The most important thing about persistence in any context is that it
should fit naturally with the language. This means lots of things:
internal-external data interchange; persistent storage identification
and management; hooking up to the language's control model; and more.
For now I'll discuss these three points. Notice that the questions
themselves aren't really about networked persistence, but the
network will show up in each of the answers.
Data interchange on the Internet naturally demands an XML story, and
lots of language research is trying to wrestle with this. If you step
outside research and spend some time in blog-space or studying Web
service APIs, you see a very interesting trend: the growing acceptance
and even promotion of JSON. Because JSON obviously integrates nicely
into JavaScript, and its support is increasing, we're ducking the XML
question entirely for now. In fact, our Web services API
automatically converts XML data into JSON for your convenience.

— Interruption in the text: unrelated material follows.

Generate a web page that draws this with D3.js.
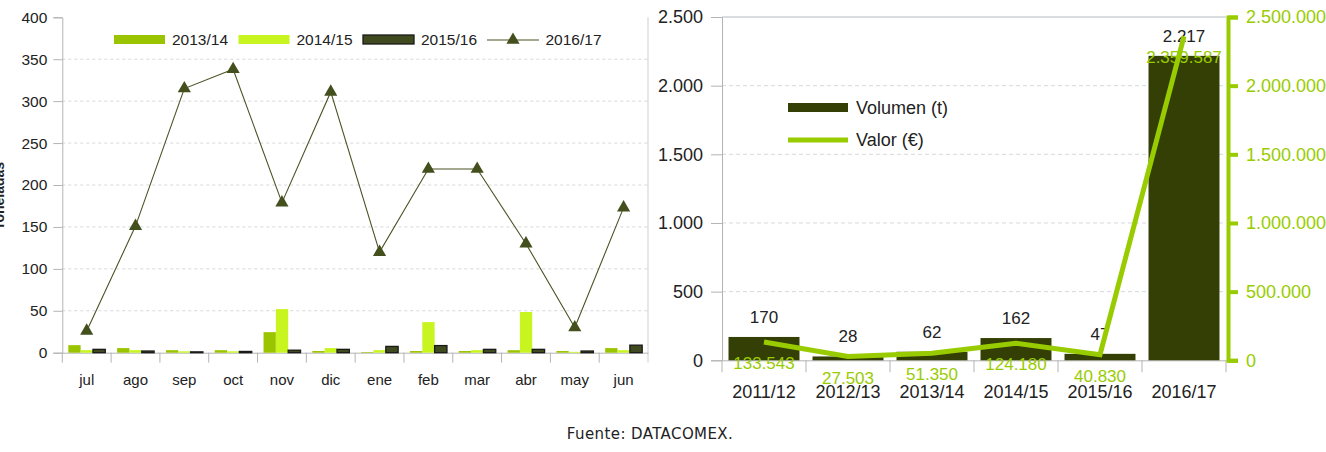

What is persistent storage? On a local system, computer scientists
find it useful to categorize at least three different kinds of
storage: the database, the persistent heap, and the filesystem. (And
that's arguably just a 1970s view of systems.) We can distinguish
between these along several dimensions: the object model, the power of
query, the style of naming, the interaction with processes, etc. In
Flapjax, though, many of these dimensions lose their relevance for two
important reasons. First, we don't have (and don't want) a true
distributed operating system, so the process boundary dies at the
network interface (with end-to-end services taking its place).
Second, network latency greatly distorts the cost models. So some
unification of these concepts may be possible. For now, Flapjax gives
each user a home object; their data are held by fields. From the
program's viewpoint it's just a persistent object, but the user can
think of fields as a pun for subdirectories, and use the
object-browser like a file-browser. What we definitely don't have is
a story on search, aggregation, and other functions you get from SQL.
We have various thoughts on this, ranging from leveraging XPath to
letting users define schemas, but (indeed, therefore!) this is very
much an open question.
The control front is somewhat obvious: because Flapjax computations
are time-varying, changes must naturally be pushed to the server, and
server changes must naturally trigger renewed computation on the
client. Defining this crisply has proven to be somewhat tricky. One
issue is handling aggregate data, which Michael Greenberg is studying
from first principles. The other is how to deal with multiple clients
that write simulaneously. Obviously there is already research on this
topic, but we do have our hands tied by the lack of server-push, the
sheer number of clients that may be accessing a datum, existing APIs,
etc. We have our own distributed algorithm that helps with this, but
just defining reasonable behavior is tricky: if you don't get it
right, a client who is sharing a writeable buffer will see the new
characters they type disappear before their very eyes.
We need to clean things up a little more before we say much. My
reticence isn't in the usual academic I have a paper coming up
and I don't want someone to scoop it or find the flaw in it before it
gets in mannerrather, we really do have more design work
to.
And, of course, we welcome feedback and prioritization.